• [YOUR GOAL]
Check each line of the data below for the word "React", then extract the ones that have it.

• [DATASET EXTRACT]
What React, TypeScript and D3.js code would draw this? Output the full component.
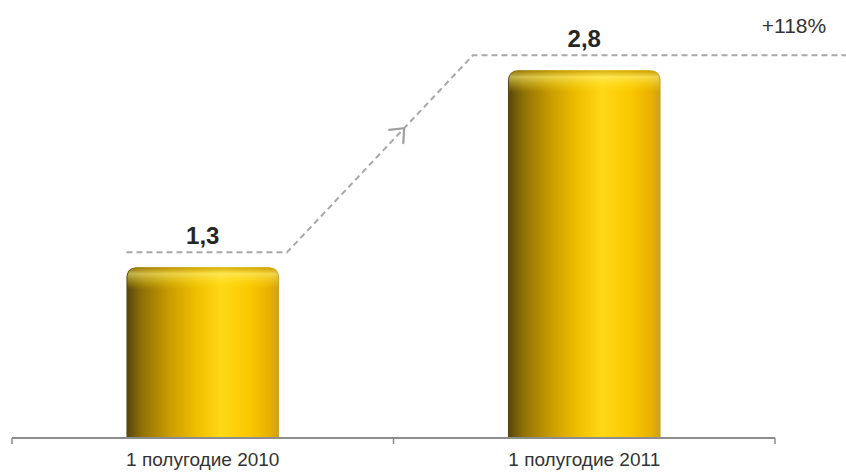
import * as d3 from "d3";
import React, {useEffect, useRef} from "react";

const categories = ["1 полугодие 2010", "1 полугодие 2011"];
const values = [1.3, 2.8];
const valueLabels = ["1,3", "2,8"];
const growthLabel = "+118%";

const width = 846;
const height = 472;

const App: React.FC = () => {
  const ref = useRef<SVGSVGElement | null>(null);

  useEffect(() => {
    const svg = d3.select(ref.current);
    svg.selectAll('*').remove();

    const margin = { left: 12, right: 71, bottom: 438 };

    const xScale = d3
      .scaleBand()
      .domain(categories)
      .range([margin.left, width - margin.right])
      .paddingInner(0.6)
      .paddingOuter(0.3);

    const yScale = d3
      .scaleLinear()
      .domain([0, 3])
      .range([margin.bottom, 44]);

    const bw = xScale.bandwidth();

    const defs = svg.append('defs');
    // horizontal shading of the cylinder
    const grad = defs.append('linearGradient')
      .attr('id', 'barGrad')
      .attr('x1', '0%').attr('x2', '100%').attr('y1', '0%').attr('y2', '0%');
    [
      [0, '#544510'],
      [0.1, '#8f7006'],
      [0.28, '#c99c00'],
      [0.46, '#efbf00'],
      [0.62, '#ffd816'],
      [0.8, '#fbc800'],
      [0.94, '#e8b000'],
      [1, '#c9a020'],
    ].forEach(([o, c]) => grad.append('stop').attr('offset', o as number).attr('stop-color', c as string));

    // highlight on the rounded top
    const capGrad = defs.append('linearGradient')
      .attr('id', 'capGrad')
      .attr('x1', '0%').attr('x2', '0%').attr('y1', '0%').attr('y2', '100%');
    capGrad.append('stop').attr('offset', 0).attr('stop-color', '#b08a00').attr('stop-opacity', 0.5);
    capGrad.append('stop').attr('offset', 0.3).attr('stop-color', '#fff27a').attr('stop-opacity', 0.6);
    capGrad.append('stop').attr('offset', 1).attr('stop-color', '#ffe000').attr('stop-opacity', 0);

    const r = 11;
    const barPath = (x: number, y: number, w: number, h: number) =>
      `M${x},${y + h} L${x},${y + r} Q${x},${y} ${x + r},${y} L${x + w - r},${y} Q${x + w},${y} ${x + w},${y + r} L${x + w},${y + h} Z`;

    const groups = svg.selectAll('.bar-group')
      .data(categories)
      .enter()
      .append('g')
      .attr('class', 'bar-group');

    groups.append('path')
      .attr('d', (d, i) => barPath(xScale(d)!, yScale(values[i]), bw, margin.bottom - yScale(values[i])))
      .attr('fill', 'url(#barGrad)');

    groups.append('path')
      .attr('d', (d, i) => barPath(xScale(d)! + 1, yScale(values[i]), bw - 2, 22))
      .attr('fill', 'url(#capGrad)');

    // value labels
    groups.append('text')
      .attr('x', (d) => xScale(d)! + bw / 2)
      .attr('y', (d, i) => yScale(values[i]) - 23)
      .attr('text-anchor', 'middle')
      .attr('fill', '#262626')
      .style('font-family', 'Liberation Sans, Arial, sans-serif')
      .style('font-size', '24px')
      .style('font-weight', 'bold')
      .text((d, i) => valueLabels[i]);

    // dashed growth connector
    const y0 = yScale(values[0]) - 15;
    const y1 = yScale(values[1]) - 15;
    const xa = xScale(categories[0])!;
    const xb = xa + bw + 8;
    const xc = xScale(categories[1])! - 35;
    svg.append('path')
      .attr('d', `M${xa},${y0} L${xb},${y0} L${xc},${y1} L${width},${y1}`)
      .attr('fill', 'none')
      .attr('stroke', '#a8a8a8')
      .attr('stroke-width', 2)
      .attr('stroke-dasharray', '6,4');

    // arrow head on the diagonal
    const t = 0.63;
    const tipX = xb + (xc - xb) * t;
    const tipY = y0 + (y1 - y0) * t;
    const back = Math.atan2(y0 - y1, xb - xc);
    const arm = 15;
    const spread = (40 * Math.PI) / 180;
    const a1 = [tipX + arm * Math.cos(back + spread), tipY + arm * Math.sin(back + spread)];
    const a2 = [tipX + arm * Math.cos(back - spread), tipY + arm * Math.sin(back - spread)];
    svg.append('path')
      .attr('d', `M${a1[0]},${a1[1]} L${tipX},${tipY} L${a2[0]},${a2[1]}`)
      .attr('fill', 'none')
      .attr('stroke', '#a0a0a0')
      .attr('stroke-width', 2.2)
      .attr('stroke-linecap', 'round');

    svg.append('text')
      .attr('x', 794)
      .attr('y', 33)
      .attr('text-anchor', 'middle')
      .attr('fill', '#333')
      .style('font-family', 'Liberation Sans, Arial, sans-serif')
      .style('font-size', '21px')
      .text(growthLabel);

    // x axis with ticks between categories
    const axisX = d3.scaleBand().domain(categories).range([margin.left, width - margin.right]);
    const axis = svg.append('g').attr('transform', `translate(0, ${margin.bottom})`);
    axis.append('line')
      .attr('x1', margin.left).attr('x2', width - margin.right)
      .attr('stroke', '#8c8c8c').attr('stroke-width', 2);
    const tickXs = [margin.left, ...categories.map((c) => axisX(c)! + axisX.bandwidth())];
    axis.selectAll('.tick')
      .data(tickXs)
      .enter()
      .append('line')
      .attr('x1', (d) => d).attr('x2', (d) => d)
      .attr('y1', 0).attr('y2', 6)
      .attr('stroke', '#8c8c8c').attr('stroke-width', 1.5);
    axis.selectAll('.cat')
      .data(categories)
      .enter()
      .append('text')
      .attr('x', (d) => axisX(d)! + axisX.bandwidth() / 2)
      .attr('y', 28)
      .attr('text-anchor', 'middle')
      .attr('fill', '#333')
      .style('font-family', 'Liberation Sans, Arial, sans-serif')
      .style('font-size', '19px')
      .text((d) => d);

    return () => {
      svg.selectAll('*').remove();
    };
  }, []);

  return (
    <svg
      ref={ref}
      width={width}
      height={height}
      style={{position: 'absolute', left: 0, top: 0, background: '#fff'}}
    />
  );
};

export default App;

• [REPLY]
What React, TypeScript and D3.js code would draw this? Output the full component.
import React, {useEffect, useRef} from "react";
const App: React.FC = () => {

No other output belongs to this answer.